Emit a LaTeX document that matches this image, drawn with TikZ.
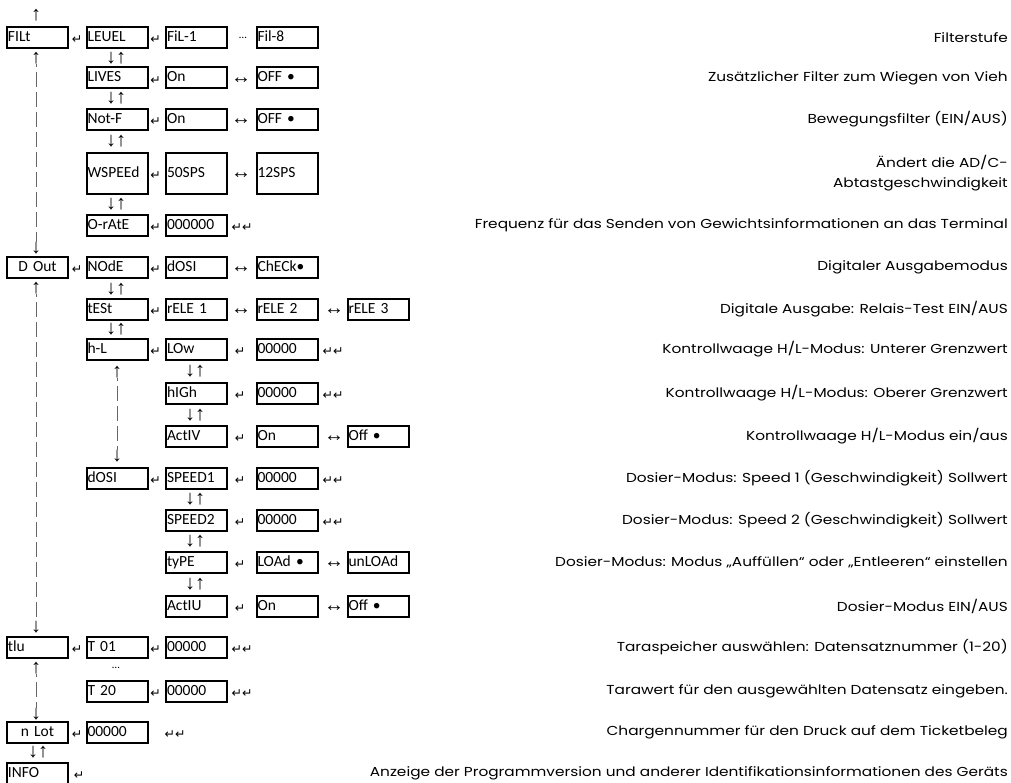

_ _ _ _ _ _ _

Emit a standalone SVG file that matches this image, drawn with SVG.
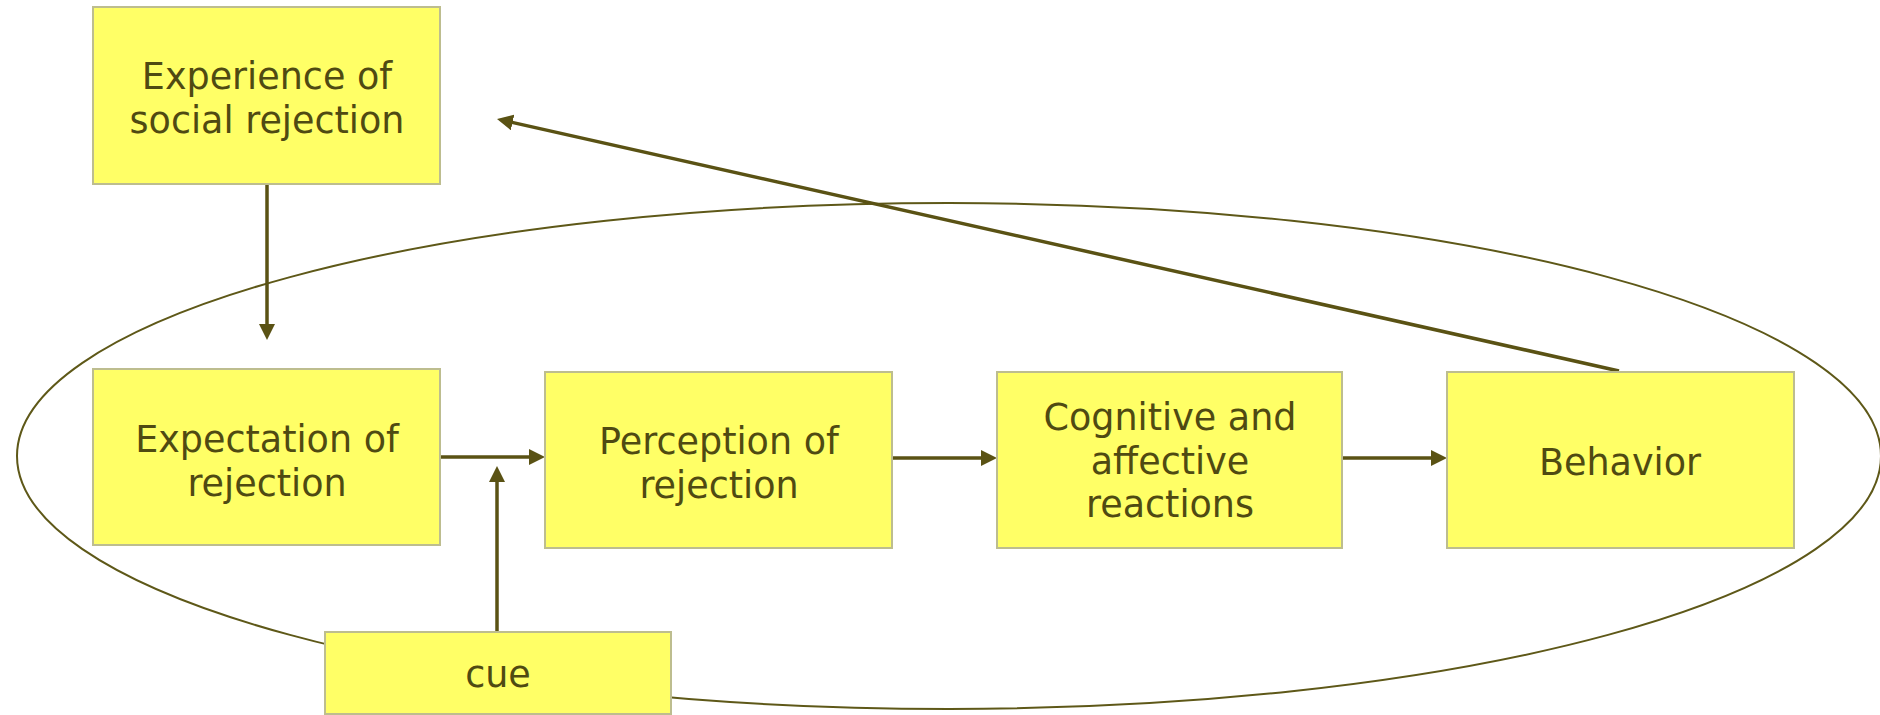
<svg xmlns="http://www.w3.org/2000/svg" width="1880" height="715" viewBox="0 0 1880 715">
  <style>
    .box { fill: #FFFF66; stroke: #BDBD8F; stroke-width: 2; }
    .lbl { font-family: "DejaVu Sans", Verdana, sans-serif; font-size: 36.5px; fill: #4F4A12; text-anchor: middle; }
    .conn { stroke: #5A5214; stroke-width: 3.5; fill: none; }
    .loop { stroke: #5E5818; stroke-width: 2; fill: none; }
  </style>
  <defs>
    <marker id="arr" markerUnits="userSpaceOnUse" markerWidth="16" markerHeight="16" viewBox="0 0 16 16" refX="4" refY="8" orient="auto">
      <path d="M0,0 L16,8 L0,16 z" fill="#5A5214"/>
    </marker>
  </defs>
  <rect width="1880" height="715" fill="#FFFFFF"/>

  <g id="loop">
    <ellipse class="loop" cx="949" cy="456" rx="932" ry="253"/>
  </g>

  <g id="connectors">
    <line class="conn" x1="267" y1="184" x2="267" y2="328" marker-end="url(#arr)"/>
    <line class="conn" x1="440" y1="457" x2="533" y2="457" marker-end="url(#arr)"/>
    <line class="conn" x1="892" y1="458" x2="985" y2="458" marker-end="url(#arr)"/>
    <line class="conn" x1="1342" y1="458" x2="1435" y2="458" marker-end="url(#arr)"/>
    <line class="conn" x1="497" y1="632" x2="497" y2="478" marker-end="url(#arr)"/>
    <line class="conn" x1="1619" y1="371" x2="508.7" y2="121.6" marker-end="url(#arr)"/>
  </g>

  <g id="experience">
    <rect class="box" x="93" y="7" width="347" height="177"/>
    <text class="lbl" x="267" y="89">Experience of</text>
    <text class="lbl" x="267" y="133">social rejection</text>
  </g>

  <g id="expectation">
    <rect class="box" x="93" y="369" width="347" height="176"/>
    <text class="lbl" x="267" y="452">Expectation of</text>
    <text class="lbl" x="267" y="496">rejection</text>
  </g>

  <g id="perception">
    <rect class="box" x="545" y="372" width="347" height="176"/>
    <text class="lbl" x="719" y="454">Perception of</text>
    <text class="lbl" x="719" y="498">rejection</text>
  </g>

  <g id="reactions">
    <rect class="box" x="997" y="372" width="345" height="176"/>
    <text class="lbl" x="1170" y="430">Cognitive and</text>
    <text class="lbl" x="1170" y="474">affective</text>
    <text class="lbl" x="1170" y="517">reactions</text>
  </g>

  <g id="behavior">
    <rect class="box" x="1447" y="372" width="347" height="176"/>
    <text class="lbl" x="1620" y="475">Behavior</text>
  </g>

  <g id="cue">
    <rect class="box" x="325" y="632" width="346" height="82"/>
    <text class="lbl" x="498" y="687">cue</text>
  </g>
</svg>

_ _ _ _ _ _ _

• [Written task] Find every line holding the word "image"; give their count and nothing else.

• [Final answer] 2